Why You Need Venture Design

19 January 2026

By: Ada Ryland

Over the last 11 years, I have coached hundreds of startup founders launching companies across every industry imaginable. That experience has given me a front row seat to the very real challenges that founders face, especially in the early-stage.

Despite the abundance of advice in the startup ecosystem, most startups fail. Founders have too many variables, insufficient context, and even seasoned entrepreneurs get overwhelmed and frustrated. Witnessing this constant struggle for effectiveness has driven me to develop my own definition for Venture Design and a Venture Design framework to help founders more effectively navigate the complexities of the early-stage.

So what is Venture Design? Here is my definition:

Venture Design is a design discipline that founders use to create a model and a story about a future possible company designed to take advantage of a theory about a market opportunity.

This definition is important because it begins the scope of what the founder needs to design. Most founders struggle with adequately describing the company they see in their mind's eye. You need both a model and a story to describe the future company you are imagining. The better you can model it, the better chance someone else can follow your thought process.

Without Venture Design, the closest thing we have to modeling this well enough and attempting a complete story is the standard pitch deck template. This has been the primary tool for founders to externalize and organize their thinking about all of the various dimensions of their venture. When founders identify a compelling new insight, the first thing they do is go update their pitch deck.

While this is not wrong, it is also not enough. I say this because most pitch decks don’t work. A compelling pitch deck is simply an expression of a well-constructed model. With Venture Design, we now have tools that directly address the underlying components of your model.

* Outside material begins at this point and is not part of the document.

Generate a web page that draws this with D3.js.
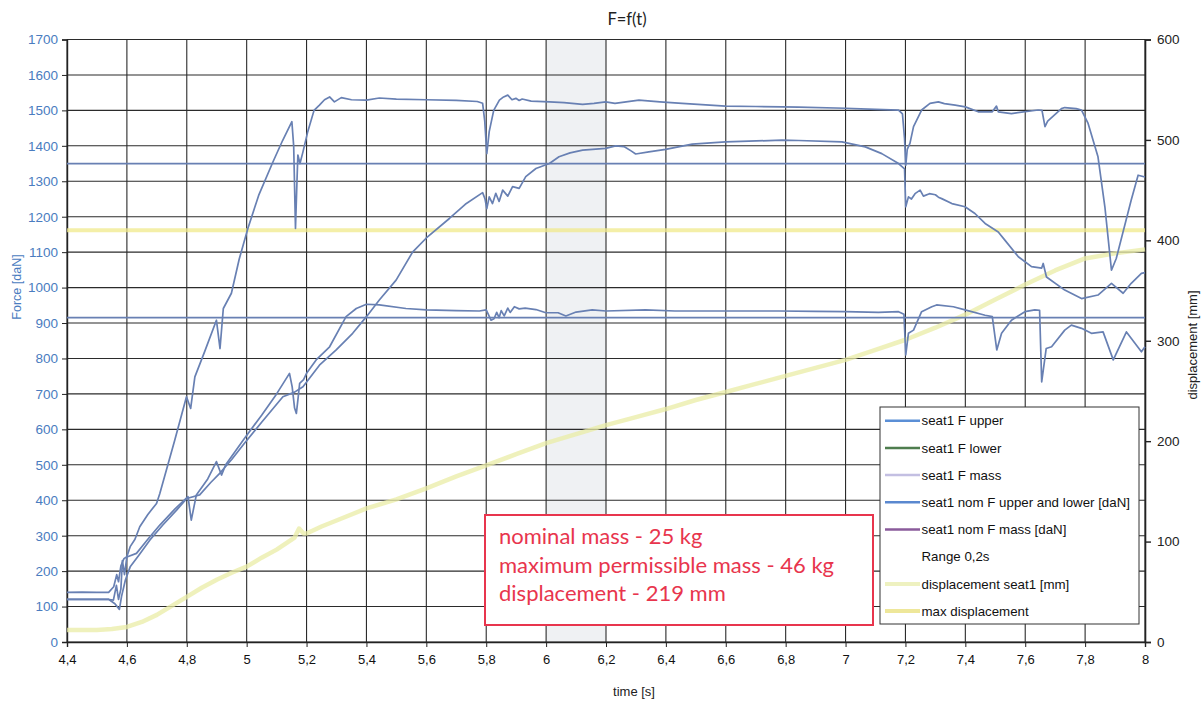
<!DOCTYPE html>
<html>
<head>
<meta charset="utf-8">
<script src="https://cdn.jsdelivr.net/npm/d3@7"></script>
<style>
  html, body { margin: 0; padding: 0; background: #fff; }
  svg { display: block; }
</style>
</head>
<body>
<svg id="chart" width="1204" height="701"></svg>
<script>
// ---- data ----------------------------------------------------------------
// force traces [t (s), F (daN)]
const seat1FUpper = [
  [4.40,140],[4.45,141],[4.50,140],[4.539,140],[4.556,156],[4.566,190],[4.572,170],[4.58,215],
  [4.59,235],[4.60,241],[4.611,269],[4.627,290],[4.643,325],[4.67,360],[4.699,391],[4.71,419],
  [4.76,570],[4.799,692],[4.813,659],[4.827,748],[4.86,820],[4.899,908],[4.911,828],[4.922,941],
  [4.949,984],[4.975,1080],[5.004,1167],[5.04,1260],[5.088,1355],[5.12,1415],[5.151,1468],
  [5.157,1400],[5.163,1167],[5.168,1300],[5.171,1374],[5.178,1350],[5.188,1383],[5.204,1440],
  [5.225,1500],[5.243,1515],[5.26,1530],[5.277,1538],[5.293,1524],[5.316,1536],[5.35,1530],
  [5.40,1529],[5.443,1535],[5.50,1532],[5.60,1530],[5.70,1528],[5.77,1525],[5.788,1520],
  [5.795,1470],[5.802,1378],[5.81,1440],[5.825,1500],[5.844,1529],[5.858,1538],[5.872,1543],
  [5.886,1530],[5.899,1534],[5.91,1528],[5.92,1532],[5.95,1526],[6.011,1524],[6.06,1522],
  [6.122,1517],[6.16,1520],[6.199,1524],[6.23,1520],[6.31,1529],[6.38,1524],[6.454,1520],
  [6.599,1512],[6.70,1511],[6.788,1510],[6.843,1509],[7.00,1506],[7.10,1503],[7.177,1501],
  [7.19,1490],[7.197,1420],[7.201,1345],[7.206,1390],[7.215,1407],[7.227,1454],[7.254,1501],
  [7.282,1520],[7.31,1524],[7.33,1519],[7.366,1515],[7.40,1510],[7.443,1496],[7.49,1496],
  [7.504,1512],[7.51,1496],[7.554,1491],[7.643,1501],[7.656,1500],[7.666,1454],[7.675,1470],
  [7.721,1505],[7.732,1508],[7.77,1505],[7.788,1501],[7.81,1463],[7.843,1369],[7.866,1228],
  [7.888,1049],[7.904,1082],[7.954,1247],[7.977,1317],[8.00,1312]
];
const seat1FLower = [
  [4.40,120],[4.54,120],[4.555,118],[4.565,160],[4.572,120],[4.58,150],[4.585,230],[4.592,190],
  [4.60,240],[4.632,250],[4.67,290],[4.71,330],[4.76,375],[4.804,410],[4.815,344],[4.832,415],
  [4.87,460],[4.899,509],[4.916,471],[4.93,500],[4.993,575],[5.05,640],[5.10,700],[5.143,758],
  [5.152,720],[5.16,660],[5.166,645],[5.172,690],[5.177,730],[5.19,740],[5.20,758],[5.232,796],
  [5.277,833],[5.332,918],[5.366,941],[5.40,953],[5.443,951],[5.532,941],[5.60,937],[5.70,935],
  [5.777,934],[5.80,937],[5.816,908],[5.826,912],[5.835,930],[5.843,915],[5.85,935],[5.86,920],
  [5.872,942],[5.88,930],[5.894,946],[5.91,940],[5.93,942],[5.966,938],[5.999,929],[6.04,929],
  [6.066,920],[6.10,931],[6.154,937],[6.20,934],[6.332,937],[6.43,934],[6.555,934],[6.777,934],
  [6.90,933],[7.00,932],[7.11,930],[7.177,932],[7.195,925],[7.201,810],[7.21,871],[7.227,880],
  [7.254,932],[7.288,946],[7.304,951],[7.36,946],[7.399,937],[7.466,922],[7.49,918],[7.505,824],
  [7.521,871],[7.554,908],[7.599,932],[7.632,937],[7.648,936],[7.655,734],[7.67,828],[7.688,833],
  [7.732,880],[7.754,894],[7.788,885],[7.821,871],[7.86,875],[7.894,796],[7.938,875],[7.988,819],
  [8.00,833]
];
const seat1FMass = [
  [4.40,120],[4.54,120],[4.56,108],[4.575,92],[4.582,128],[4.595,175],[4.611,212],[4.64,245],
  [4.677,288],[4.72,330],[4.766,372],[4.80,405],[4.843,415],[4.88,450],[4.91,476],[4.95,515],
  [4.988,556],[5.05,620],[5.121,692],[5.16,705],[5.188,720],[5.243,781],[5.299,824],[5.354,871],
  [5.40,918],[5.443,965],[5.499,1021],[5.554,1100],[5.60,1140],[5.677,1195],[5.73,1235],
  [5.788,1268],[5.796,1250],[5.802,1223],[5.81,1256],[5.821,1237],[5.832,1266],[5.843,1243],
  [5.855,1275],[5.872,1258],[5.888,1285],[5.91,1280],[5.932,1313],[5.966,1336],[6.011,1350],
  [6.043,1369],[6.08,1380],[6.122,1388],[6.199,1393],[6.232,1400],[6.26,1398],[6.285,1385],
  [6.299,1377],[6.343,1383],[6.399,1390],[6.488,1405],[6.599,1411],[6.788,1416],[6.843,1415],
  [6.988,1411],[7.066,1397],[7.121,1378],[7.177,1350],[7.197,1335],[7.201,1228],[7.21,1256],
  [7.22,1250],[7.232,1265],[7.249,1275],[7.26,1258],[7.28,1265],[7.30,1262],[7.31,1255],
  [7.321,1251],[7.355,1237],[7.399,1228],[7.432,1209],[7.466,1181],[7.51,1157],[7.532,1134],
  [7.577,1087],[7.621,1059],[7.655,1055],[7.66,1068],[7.671,1030],[7.732,993],[7.788,969],
  [7.843,979],[7.888,1012],[7.927,984],[7.954,1012],[7.988,1040],[8.00,1042]
];
// nominal force levels (daN)
const nomFUpperLower = 1350;
const nomFMass = 915;
// displacement [t (s), mm]
const displacementSeat1 = [
  [4.40,12],[4.50,12],[4.55,13],[4.60,15],[4.65,20],[4.70,27],[4.75,36],[4.80,45],[4.85,54],
  [4.90,62],[4.95,69],[5.00,75],[5.05,84],[5.10,92],[5.14,100],[5.16,104],[5.175,113],[5.19,108],
  [5.20,108],[5.25,115],[5.30,121],[5.40,133],[5.50,142],[5.60,153],[5.70,165],[5.80,176],
  [5.90,187],[6.00,198],[6.10,207],[6.20,216],[6.30,224],[6.40,232],[6.50,241],[6.60,249],
  [6.70,257],[6.80,265],[6.90,273],[7.00,281],[7.10,291],[7.20,301],[7.30,313],[7.40,326],
  [7.50,341],[7.60,356],[7.70,370],[7.80,382],[7.90,387],[8.00,391]
];
const maxDisplacement = 410;
// evaluation window (s)
const rangeWindow = [6.0, 6.2];
// axes
const timeTicks = [4.4,4.6,4.8,5,5.2,5.4,5.6,5.8,6,6.2,6.4,6.6,6.8,7,7.2,7.4,7.6,7.8,8];
const forceTicks = d3.range(0, 1701, 100);
const dispTicks = d3.range(0, 601, 100);
const legendLabels = [
  "seat1 F upper", "seat1 F lower", "seat1 F mass",
  "seat1 nom F upper and lower [daN]", "seat1 nom F mass [daN]",
  "Range 0,2s", "displacement seat1 [mm]", "max displacement"
];
const legendColors = ["#5b8fd6", "#4e7d4e", "#c3bfe2", "#5a88cf", "#8a5b9b", null, "#eef1c0", "#eee79a"];
const noteLines = ["nominal mass - 25 kg", "maximum permissible mass - 46 kg", "displacement - 219 mm"];

// ---- layout --------------------------------------------------------------
const svg = d3.select("#chart");
const L = 67, R = 1145, T = 39.5, B = 642;
const x = d3.scaleLinear().domain([4.4, 8]).range([L, R]);
const yF = d3.scaleLinear().domain([0, 1700]).range([B, T]);
const yD = d3.scaleLinear().domain([0, 600]).range([B, T]);
const traceColor = "#6880b3";
const axisFont = "'Liberation Sans', Arial, sans-serif";
const fmt = d => String(+d.toFixed(1)).replace(".", ",");

svg.append("rect").attr("width", 1204).attr("height", 701).attr("fill", "#fff");

// range band
svg.append("rect")
  .attr("x", x(rangeWindow[0])).attr("y", T)
  .attr("width", x(rangeWindow[1]) - x(rangeWindow[0])).attr("height", B - T)
  .attr("fill", "#eff1f3");

// grid
const grid = svg.append("g").attr("stroke", "#2b2b2b").attr("stroke-width", 1.1);
grid.selectAll("line.h").data(forceTicks).join("line")
  .attr("x1", L).attr("x2", R).attr("y1", d => yF(d)).attr("y2", d => yF(d));
grid.selectAll("line.v").data(timeTicks).join("line")
  .attr("y1", T).attr("y2", B).attr("x1", d => x(d)).attr("x2", d => x(d));

// axes
const axL = svg.append("g").attr("transform", `translate(${L},0)`)
  .call(d3.axisLeft(yF).tickValues(forceTicks).tickSize(5).tickPadding(4).tickFormat(d3.format("d")));
axL.select(".domain").attr("stroke", "#222").attr("stroke-width", 1.4);
axL.selectAll(".tick line").attr("stroke", "#222");
axL.selectAll("text").attr("fill", "#4a7cc0").style("font", `13.5px ${axisFont}`);

const axR = svg.append("g").attr("transform", `translate(${R},0)`)
  .call(d3.axisRight(yD).tickValues(dispTicks).tickSize(6).tickPadding(6).tickFormat(d3.format("d")));
axR.select(".domain").attr("stroke", "#222").attr("stroke-width", 1.6);
axR.selectAll(".tick line").attr("stroke", "#222").attr("stroke-width", 1.4);
axR.selectAll("text").attr("fill", "#222").style("font", `13.5px ${axisFont}`);

const axB = svg.append("g").attr("transform", `translate(0,${B})`)
  .call(d3.axisBottom(x).tickValues(timeTicks).tickSize(5).tickPadding(8).tickFormat(fmt));
axB.select(".domain").attr("stroke", "#222").attr("stroke-width", 1.4);
axB.selectAll(".tick line").attr("stroke", "#222");
axB.selectAll("text").attr("fill", "#111").style("font", `13px ${axisFont}`);

// titles
svg.append("text").attr("x", 627).attr("y", 25).attr("text-anchor", "middle")
  .style("font", "16.5px Lato, 'Open Sans', sans-serif").attr("fill", "#222").text("F=f(t)");
svg.append("text").attr("x", 634).attr("y", 696).attr("text-anchor", "middle")
  .style("font", `13px ${axisFont}`).attr("fill", "#222").text("time [s]");
svg.append("text").attr("transform", "translate(21,287) rotate(-90)").attr("text-anchor", "middle")
  .style("font", `12.5px ${axisFont}`).attr("fill", "#4a7cc0").text("Force [daN]");
svg.append("text").attr("transform", "translate(1197,345) rotate(-90)").attr("text-anchor", "middle")
  .style("font", `13px ${axisFont}`).attr("fill", "#222").text("displacement [mm]");

// displacement curves (right axis)
const lineD = d3.line().x(d => x(d[0])).y(d => yD(d[1]));
svg.append("line")
  .attr("x1", L).attr("x2", R).attr("y1", yD(maxDisplacement)).attr("y2", yD(maxDisplacement))
  .attr("stroke", "#f1ea8c").attr("stroke-width", 4).attr("opacity", 0.75);
svg.append("path").datum(displacementSeat1).attr("d", lineD)
  .attr("fill", "none").attr("stroke", "#e9eca6").attr("stroke-width", 4.5).attr("opacity", 0.75)
  .attr("stroke-linejoin", "round");

// force curves (left axis)
const lineF = d3.line().x(d => x(d[0])).y(d => yF(d[1]));
[nomFUpperLower, nomFMass].forEach(v => {
  svg.append("line").attr("x1", L).attr("x2", R).attr("y1", yF(v)).attr("y2", yF(v))
    .attr("stroke", traceColor).attr("stroke-width", 1.8);
});
[seat1FUpper, seat1FLower, seat1FMass].forEach(s => {
  svg.append("path").datum(s).attr("d", lineF)
    .attr("fill", "none").attr("stroke", traceColor).attr("stroke-width", 1.7)
    .attr("stroke-linejoin", "round");
});

// legend
const lg = svg.append("g");
lg.append("rect").attr("x", 880).attr("y", 407).attr("width", 259).attr("height", 217)
  .attr("fill", "#fff").attr("stroke", "#333").attr("stroke-width", 1);
legendLabels.forEach((label, i) => {
  const cy = 420.7 + i * 27.2;
  if (legendColors[i]) {
    lg.append("line").attr("x1", 885).attr("x2", 920).attr("y1", cy).attr("y2", cy)
      .attr("stroke", legendColors[i]).attr("stroke-width", i >= 6 ? 4 : 2.5);
  }
  lg.append("text").attr("x", 921.5).attr("y", cy).attr("dy", "0.35em")
    .style("font", `13.3px ${axisFont}`).attr("fill", "#111").text(label);
});

// note box
const nb = svg.append("g");
nb.append("rect").attr("x", 485).attr("y", 515).attr("width", 388).attr("height", 110)
  .attr("fill", "#fff").attr("stroke", "#e8354d").attr("stroke-width", 2);
noteLines.forEach((t, i) => {
  nb.append("text").attr("x", 499).attr("y", 544 + i * 28.5)
    .style("font", "22px Lato, 'Open Sans', sans-serif").attr("fill", "#e8354d").text(t);
});
</script>
</body>
</html>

If you do this foundational set of homework, crafting a pitch deck will be a natural expression of what you already know, not a creative writing exercise.

In my role as a Founder Performance Coach, I provide a purpose-built framework and tool set that increases founder competency and empowers them to translate what’s in their head into real-world action. Using Venture Design, founders can organize all of their various assumptions and opportunities into a cohesive Venture Design Model.

My Venture Design Model framework is underpinned by 4 core components, each of which has its own related set of tools.

Customer Model:

This describes your early adopter customer segment and who your customer is as human. It describes how they experience the problem they have that your solution hopes to address.

Market Model:

This describes how your solution fits into the landscape of existing alternatives and what chance your product has in the category you hope to compete in.

Business Model:

This describes the underlying logic of how your company will operate, how you will create value for your customers in a repeatable and scalable way, and how you will capture value in the process.

Financial Model:

This describes how your venture will create value for yourself and investors. This is far more than a set of spreadsheets. It is a synthesis of the other 3 models and answers the question “Is this worth it?”

Venture Design offers founders a way to structure their thoughts. It gives founders a context for decision-making and lets them more effectively prioritize actions that will actually create progress today. In particular, it empowers founders to identify which of their core assumptions pose the greatest risk and focus their efforts on grounding those assumptions in reality.

I have seen founders gain 3 primary benefits from undertaking a rigorous Venture Design approach.

1. Clarity

Venture Design gets everything out in the open and inside of a structured framework that allows founders to choose between options that have been unclear or hidden.

2. Competence

When founders learn to use Venture Design tools, they are able to ask the right questions, reduce risk in their core assumptions, and operate with higher precision.

3. Confidence

The choice to become a founder can be a daunting one. Venture Design allows you to step into the role with clear direction, purpose, and next steps.